The owner of a now-defunct Huntington medical-equipment store has pleaded guilty to submitting more than $2 million of fake orders to Medicaid and using the reimbursements to pay personal expenses such as a time share, a car loan and “numerous” credit-card debts, the office of Attorney General Eric T. Schneiderman announced Friday.
Katia Donnelly, who pleaded guilty to second-degree grand larceny Friday, owned Bennett Surgical Supply Inc. at 382 New York Ave. Using the Medicaid identification numbers of Bennett Surgical customers, Donnelly submitted thousands of false claims to the low-income health program from Jan. 1, 2006, to June 30, 2012, the attorney general’s office said.
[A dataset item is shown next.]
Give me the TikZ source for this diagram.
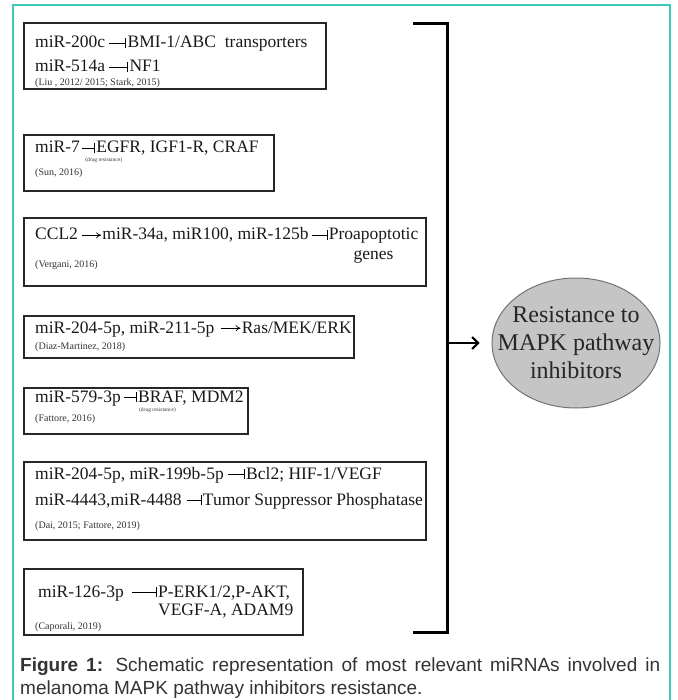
\documentclass[tikz,border=0pt]{standalone}
\usepackage{fontspec}
\setmainfont{Liberation Serif}
\newfontfamily\capfont{Liberation Sans}
\usetikzlibrary{arrows.meta,positioning,shapes.geometric}
\definecolor{frameteal}{RGB}{62,201,181}
\definecolor{ovalgray}{RGB}{197,197,197}
\tikzstyle{box} = [rectangle, draw=black!85, line width=1.6pt, inner sep=0pt, anchor=north west]
\tikzstyle{txt} = [inner sep=0pt, anchor=base west, text=black!90, font=\fontsize{17.5}{20}\selectfont]
\tikzstyle{cite} = [inner sep=0pt, anchor=base west, text=black!80, font=\fontsize{10}{12}\selectfont]
\tikzstyle{note} = [inner sep=0pt, anchor=base west, text=black!80, font=\fontsize{5.5}{7}\selectfont]
\tikzstyle{inh} = [-{Bar[width=10pt]}, line width=0.7pt, shorten <=4pt, shorten >=1.5pt, transform canvas={yshift=2.5pt}]
\tikzstyle{act} = [-{To[length=5pt,width=6pt]}, line width=0.7pt, shorten <=4pt, shorten >=1pt, transform canvas={yshift=2.5pt}]

\begin{document}
\begin{tikzpicture}[x=1pt,y=-1pt]
  \useasboundingbox (0,0) rectangle (677,700);
  \draw[frameteal, line width=1.5pt] (13,5) rectangle (670,720);

  \node[box, minimum width=302pt, minimum height=66pt] (b1) at (23,22) {};
  \node[txt] (m1) at (35,48) {miR-200c};
  \node[txt, base right=22pt of m1] (t1) {BMI-1/ABC\ \ transporters};
  \node[txt] (m2) at (35,72) {miR-514a};
  \node[txt, base right=24pt of m2] (t2) {NF1};
  \node[cite] (c1) at (35,86) {(Liu , 2012/ 2015; Stark, 2015)};
  \draw[inh] (m1.mid east) -- (t1.mid west);
  \draw[inh] (m2.mid east) -- (t2.mid west);

  \node[box, minimum width=250pt, minimum height=56pt] (b2) at (23,134) {};
  \node[txt] (m3) at (35,153) {miR-7};
  \node[txt, base right=16pt of m3] (t3) {EGFR, IGF1-R, CRAF};
  \node[note] (d3) at ([xshift=-11pt,yshift=-9pt]t3.base west) {(drug resistance)};
  \node[cite] (c2) at (35,176) {(Sun, 2016)};
  \draw[inh, shorten <=2pt] (m3.mid east) -- (t3.mid west);

  \node[box, minimum width=402pt, minimum height=68pt] (b3) at (23,217) {};
  \node[txt] (s4) at (35,240) {CCL2};
  \node[txt, base right=24pt of s4] (m4) {miR-34a, miR100, miR-125b};
  \node[txt, base right=20pt of m4] (t4) {Proapoptotic};
  \node[txt, anchor=base] (g4) at ([yshift=-19pt]t4.base) {genes};
  \node[cite] (c3) at (35,267) {(Vergani, 2016)};
  \draw[act] (s4.mid east) -- (m4.mid west);
  \draw[inh, shorten <=3pt] (m4.mid east) -- (t4.mid west);

  \node[box, minimum width=330pt, minimum height=42pt] (b4) at (23,315) {};
  \node[txt] (m5) at (35,333) {miR-204-5p, miR-211-5p};
  \node[txt, base right=27pt of m5] (t5) {Ras/MEK/ERK};
  \node[cite] (c4) at (35,349) {(Diaz-Martinez, 2018)};
  \draw[act, shorten <=6pt] (m5.mid east) -- (t5.mid west);

  \node[box, minimum width=224pt, minimum height=46pt] (b5) at (23,387) {};
  \node[txt] (m6) at (35,402) {miR-579-3p};
  \node[txt, base right=17pt of m6] (t6) {BRAF, MDM2};
  \node[note] (d6) at ([xshift=1pt,yshift=-9pt]t6.base west) {(drug resistance)};
  \node[cite] (c5) at (35,421) {(Fattore, 2016)};
  \draw[inh, shorten <=3pt] (m6.mid east) -- (t6.mid west);

  \node[box, minimum width=402pt, minimum height=78pt] (b6) at (23,461) {};
  \node[txt] (m7) at (35,479) {miR-204-5p, miR-199b-5p};
  \node[txt, base right=22pt of m7] (t7) {Bcl2; HIF-1/VEGF};
  \node[txt] (m8) at (35,505) {miR-4443,miR-4488};
  \node[txt, base right=21pt of m8] (t8) {Tumor Suppressor Phosphatase};
  \node[cite] (c6) at (35,528) {(Dai, 2015; Fattore, 2019)};
  \draw[inh] (m7.mid east) -- (t7.mid west);
  \draw[inh, shorten <=5pt] (m8.mid east) -- (t8.mid west);

  \node[box, minimum width=279pt, minimum height=66pt] (b7) at (23,568) {};
  \node[txt] (m9) at (38,597) {miR-126-3p};
  \node[txt, base right=34pt of m9] (t9) {P-ERK1/2,P-AKT,};
  \node[txt, anchor=base west] (u9) at ([yshift=-18pt]t9.base west) {VEGF-A, ADAM9};
  \node[cite] (c7) at (35,629) {(Caporali, 2019)};
  \draw[inh, shorten <=8pt] (m9.mid east) -- (t9.mid west);

  \coordinate (kt) at (413,24);
  \coordinate (kb) at (413,632);
  \coordinate (km) at (447,343);
  \draw[line width=3pt] (kt) -- ++(34,0) |- (kb);
  \node[ellipse, fill=ovalgray, draw=black!55, line width=1pt, minimum width=168pt, minimum height=130pt,
        inner xsep=-21pt, inner ysep=0pt, align=center, text=black!85, font=\fontsize{24}{28}\selectfont] (res) at (576,343)
        {Resistance to\\MAPK pathway\\inhibitors};
  \draw[-{Straight Barb[length=6pt,width=12pt]}, line width=2pt, shorten >=12pt] (km) -- (res);

  \node[anchor=north west, text width=640pt, align=justify, inner sep=0pt, text=black!80,
        font=\capfont\fontsize{19}{23}\selectfont] (cap) at (20,658)
        {\hyphenpenalty=10000 \tolerance=10000 \textbf{Figure 1:} Schematic representation of most relevant miRNAs involved in melanoma MAPK pathway inhibitors resistance.};
\end{tikzpicture}
\end{document}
The orders included specialty wound dressings, custom orthotics, “high-priced hospital beds” and other items, the office said. Bennett was the highest biller statewide for at least 13 products, the attorney general’s office said.
Donnelly admitted to falsifying hundreds of customer records to make it appear that physicians had ordered the items for their patients, Schneiderman’s office said. She also said she altered legitimate physician orders by adding items that were never requested, nor delivered.
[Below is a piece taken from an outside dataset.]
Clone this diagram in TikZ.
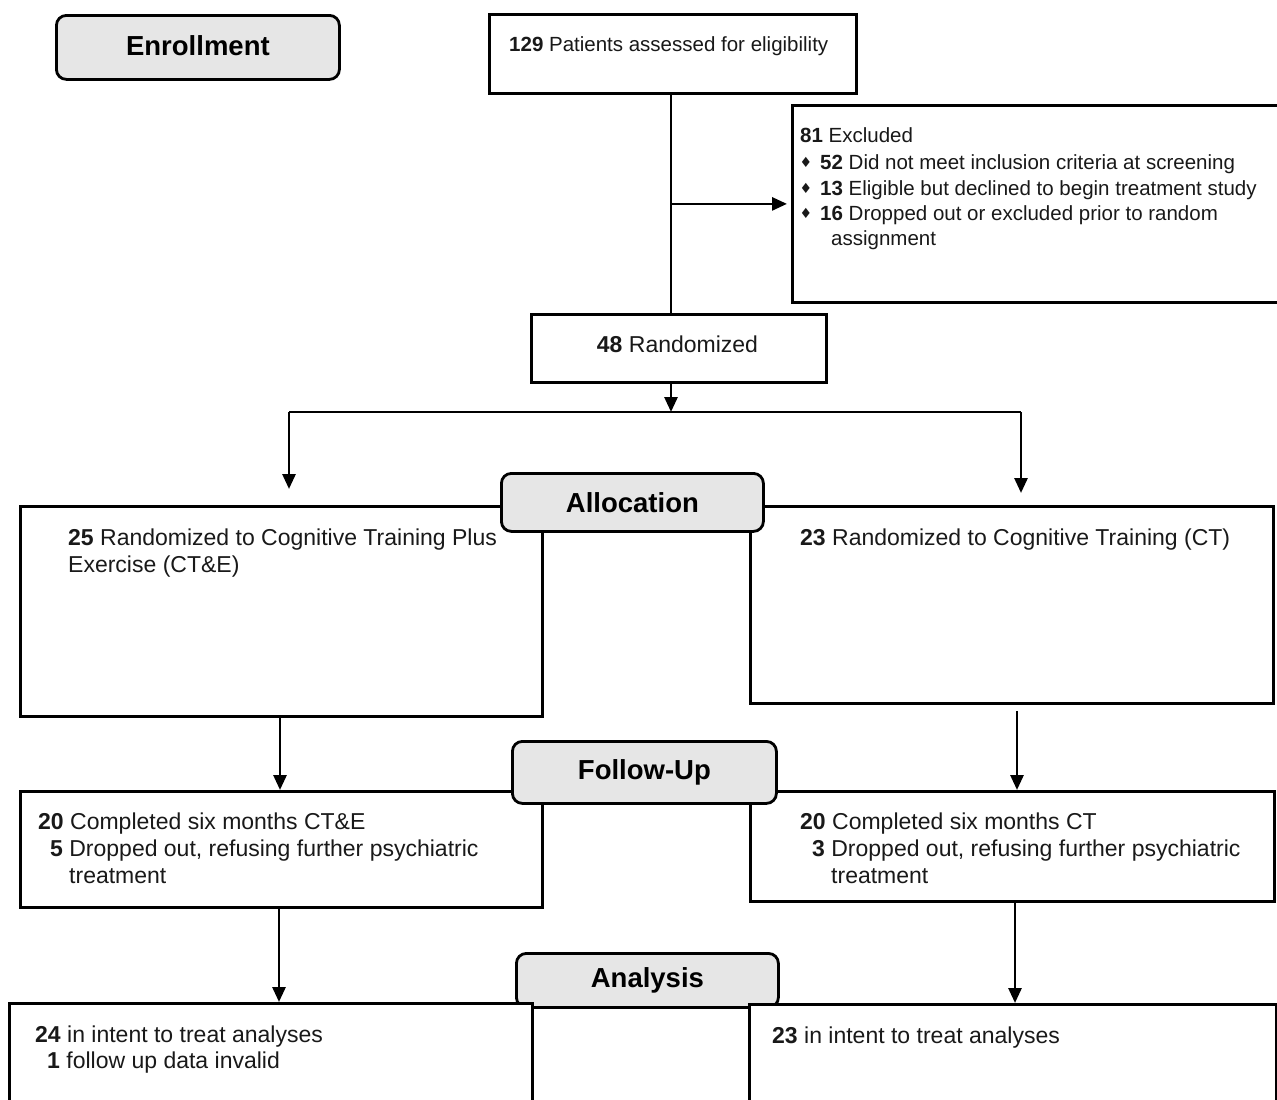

The scheme involved “durable medical equipment and supplies that she had never possessed, that were not medically necessary, that her customers’ medical professionals never ordered, and that her customers in fact never received,” the office said in a news release.
The checks she recorded as payments to suppliers for the inventory were used instead to pay for such things as a time share in the Dominican Republic, which she visited frequently, and numerous credit cards used for travel and online shopping, the office said.
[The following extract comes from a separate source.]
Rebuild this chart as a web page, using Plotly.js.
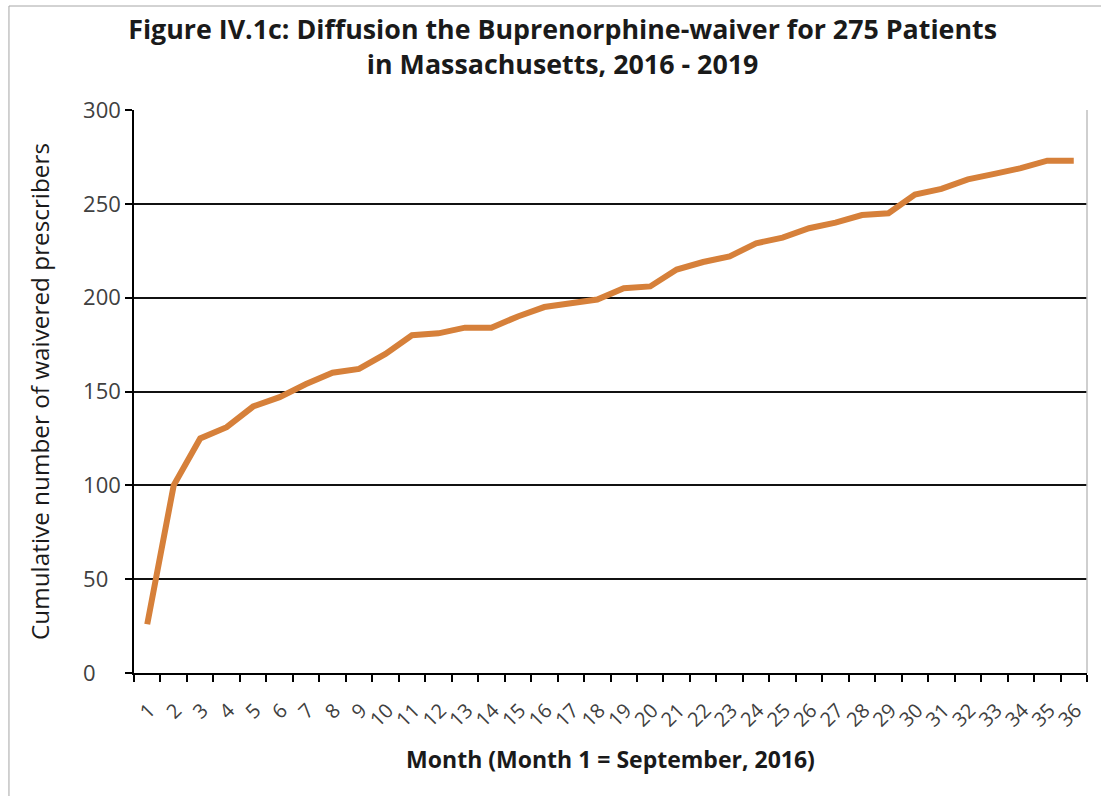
<!DOCTYPE html>
<html>
<head>
<meta charset="utf-8">
<script src="https://cdn.plot.ly/plotly-3.0.1.min.js"></script>
<style>html,body{margin:0;padding:0;background:#fff;}#chart{width:1101px;height:796px;}</style>
</head>
<body>
<div id="chart"></div>
<script>
// Data
const months = ["1","2","3","4","5","6","7","8","9","10","11","12","13","14","15","16","17","18","19","20","21","22","23","24","25","26","27","28","29","30","31","32","33","34","35","36"];
const cumulativePrescribers = [26,100,125,131,142,147,154,160,162,170,180,181,184,184,190,195,197,199,205,206,215,219,222,229,232,237,240,244,245,255,258,263,266,269,273,273];
const yTicks = [0,50,100,150,200,250,300];

const chartTitle = "Figure IV.1c: Diffusion the Buprenorphine-waiver for 275 Patients<br>in Massachusetts, 2016 - 2019";
const xTitle = "Month (Month 1 = September, 2016)";
const yTitle = "Cumulative number of waivered prescribers";

const FONT = "'Open Sans', 'Noto Sans', sans-serif";

// Left-aligned tick labels (as in the reference) by padding with figure spaces
const maxLen = Math.max(...yTicks.map(v => String(v).length));
const yTickText = yTicks.map(v => String(v) + "\u2007".repeat(maxLen - String(v).length));

const trace = {
  type: "scatter",
  mode: "lines",
  x: months,
  y: cumulativePrescribers,
  line: {color: "#D6803A", width: 6},
  hoverinfo: "x+y",
  showlegend: false
};

const layout = {
  width: 1101,
  height: 796,
  margin: {l: 134, r: 14, t: 110, b: 123, pad: 0},
  paper_bgcolor: "#ffffff",
  plot_bgcolor: "#ffffff",
  font: {family: FONT, color: "#404040"},
  title: {
    text: chartTitle,
    font: {family: FONT, size: 26.8, color: "#1a1a1a", weight: "bold"},
    x: 0.511, xref: "container", xanchor: "center",
    y: 0.951, yref: "container", yanchor: "middle"
  },
  xaxis: {
    type: "category",
    range: [-0.5, 35.5],
    tickson: "boundaries",
    ticks: "outside",
    ticklen: 7,
    tickwidth: 1.5,
    tickcolor: "#000",
    tickangle: -45,
    ticklabelstandoff: 16,
    ticklabelshift: 2,
    tickfont: {family: FONT, size: 20, color: "#404040"},
    showline: true,
    linecolor: "#000",
    linewidth: 1.6,
    showgrid: false,
    zeroline: false,
    automargin: false,
    title: {text: xTitle, font: {family: FONT, size: 23, color: "#1a1a1a", weight: "bold"}, standoff: 21}
  },
  yaxis: {
    range: [0, 300],
    tickvals: yTicks,
    ticktext: yTickText,
    ticks: "outside",
    ticklen: 7,
    tickwidth: 1.5,
    tickcolor: "#000",
    tickfont: {family: FONT, size: 22, color: "#404040"},
    showline: true,
    linecolor: "#000",
    linewidth: 1.6,
    showgrid: true,
    gridcolor: "#111",
    gridwidth: 1.6,
    zeroline: false,
    automargin: false,
    title: {text: yTitle, font: {family: FONT, size: 24.3, color: "#1a1a1a"}, standoff: 27}
  },
  shapes: [
    {type: "line", xref: "paper", yref: "paper", x0: 1, x1: 1, y0: 0, y1: 1, line: {color: "#bfbfbf", width: 1.5}},
    {type: "rect", xref: "paper", yref: "paper", x0: -0.1312, x1: 1.05, y0: -0.25, y1: 1.1847, line: {color: "#a6a6a6", width: 1}, fillcolor: "rgba(0,0,0,0)", layer: "below"}
  ]
};

Plotly.newPlot("chart", [trace], layout, {displayModeBar: false, responsive: false});
</script>
</body>
</html>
The store closed in May 2012, Schneiderman’s office said. Donnelly was arrested on Aug. 3 and has been held on $500,000 cash bail.
She pleaded guilty in State Supreme Court in Riverhead and faces two to six years in state prison at her Dec. 1 scheduled sentencing date, Schneiderman’s office said.
The New York State Office of the Medicaid Inspector General referred the case to the attorney general’s office.